Xu Xiaobin Revealed
About Xu Xiaobin
-
What is your birthdate?:2/20
-
Previous occupations:teacher
-
Favorite job:Anything that requires creativity
-
High school and/or college:The Central University of Finance and Economics in Beijing, China
-
Name of your favorite composer or music artist?:The Finnish composer Jean Sibelius
-
Favorite movie:The French movie The Chorus (Les Choristes)
-
Favorite television show:A food show produced in Taiwan.
Revealing Questions
- Q. How would you describe your life in only 8 words?
- A. Free/reserved; beautiful/regretful; loving/lonely; ingenuous/sensitive
- Q. What is your motto or maxim?
- A. My motto is: Honesty doesn’t hang on the printed word, nor beauty on powder and paint.
- Q. How would you describe perfect happiness?
- A. China’s Book of Songs describes it as going hand in hand through life with the one you love.
- Q. What’s your greatest fear?
- A. To be misunderstood by friends.
- Q. If you could be anywhere in the world right now, where would you choose to be?
- A. Melbourne, because I have never been there.
- Q. With whom in history do you most identify?
- A. Nicolaus Copernicus.
- Q. Which living person do you most admire?
- A. Sophia Loren
- Q. What are your most overused words or phrases?
- A. Many years ago.
- Q. What do you regret most?
- A. Not having expressed my love for my father directly to him while he was still alive.
- Q. If you could acquire any talent, what would it be?
- A. I would love to have some talent in the field of operational research.
- Q. What is your greatest achievement?
- A. Being the first, and a Chinese, writer to be published in Simon & Schuster’s new world literature series, Atria International Imprint.
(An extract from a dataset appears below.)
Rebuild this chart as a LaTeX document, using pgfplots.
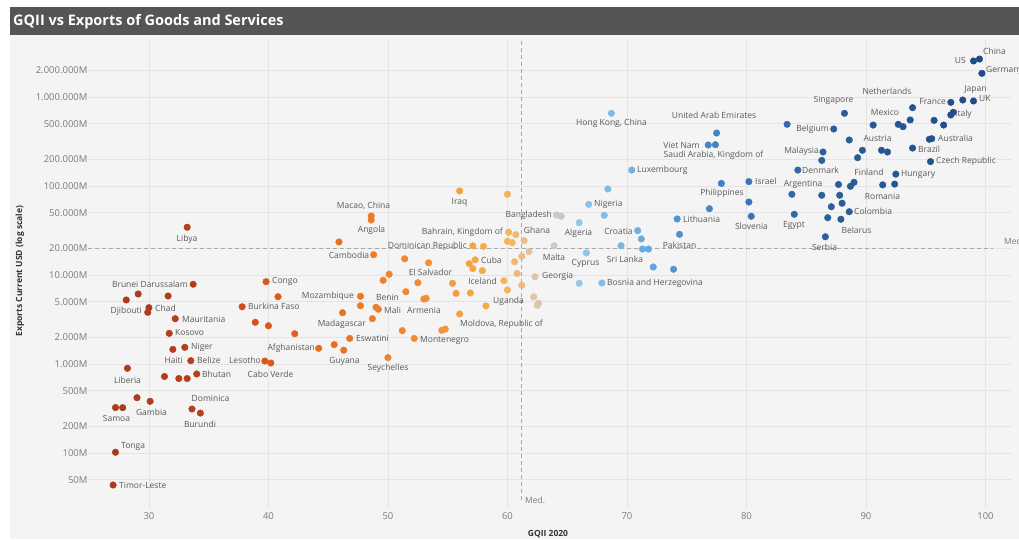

- Q. What’s your greatest flaw?
- A. Too readily placing trust in something or someone.
- Q. What’s your best quality?
- A. Honesty
- Q. If you could be any person or thing, who or what would it be?
- A. I would like to be a Cycas revolute, an earthy and unadorned plant, that can mysteriously “sleep” for a long time, but once awake, becomes full of life again.
- Q. What trait is most noticeable about you?
- A. My liveliness
- Q. Who is your favorite fictional hero?
- A. Sun Wukong, a character in Journey to the West.
- Q. Who is your favorite fictional villain?
- A. Xue Pan, a character in Dream of the Red Chamber.
- Q. If you could meet any historical character, who would it be and what would you say to him or her?
- A. Soong May-ling, also known as Madame Chiang Kai-shek. I’d say to her: “You lived an admirable life.”
- Q. What is your biggest pet peeve?
- A. Seeing the letters and magazines on my desk that I will never finish reading.
- Q. What is your favorite occupation, when you’re not writing?
- A. painting.
- Q. What’s your fantasy profession?
- A. To become a brand name fashion designer.
- Q. What 3 personal qualities are most important to you?
- A. To be honest, courageous, and true to my words
- Q. If you could eat only one thing for the rest of your days, what would it be?
- A. salmon
- Q. What are your 5 favorite songs?
- A. Pavaroti’s “Tonight No-one Sleeps”; Celine Dion’s “My Heart Will Go On”; Whitney Huston’s “I Will Always Love You'; Mariah Carey’s “When You Believe”; The theme song of the Chinese TV series “Dream of the Red Chamber”
On Books and Writing
- Q. Who are your favorite authors?
- A. Jorge Luis Borges
- Q. What are your 5 favorite books of all time?
- A. Dream of the Red Chamber by Tsao Hsueh-chin The Temple of the Golden Pavilion by Yukio Mishima The Insulted and Injured by Dostoevsky Collection of Short Stories and Novellas by J. L. Borges The Castle of Crossed Destinies by Italo Calvino
- Q. Is there a book you love to reread?
- A. Dream of the Red Chamber
- Q. Do you have one sentence of advice for new writers?
- A. Create, don’t copy
- Q. What comment do you hear most often from your readers?
- A. Profound. Graceful. Outstanding.
- Q. How did you come to write Feathered Serpent?
- A. It took me three years from conceiving the idea to finishing the writing. I poured my heart and soul into it. My health was ruined by the time the book was done. I wrote this book in a tiny, sparsely furnished room during the time I was dealing with the crisis of my divorce. Only when I buried myself in my writing did my suffering soul get a moment reprieve.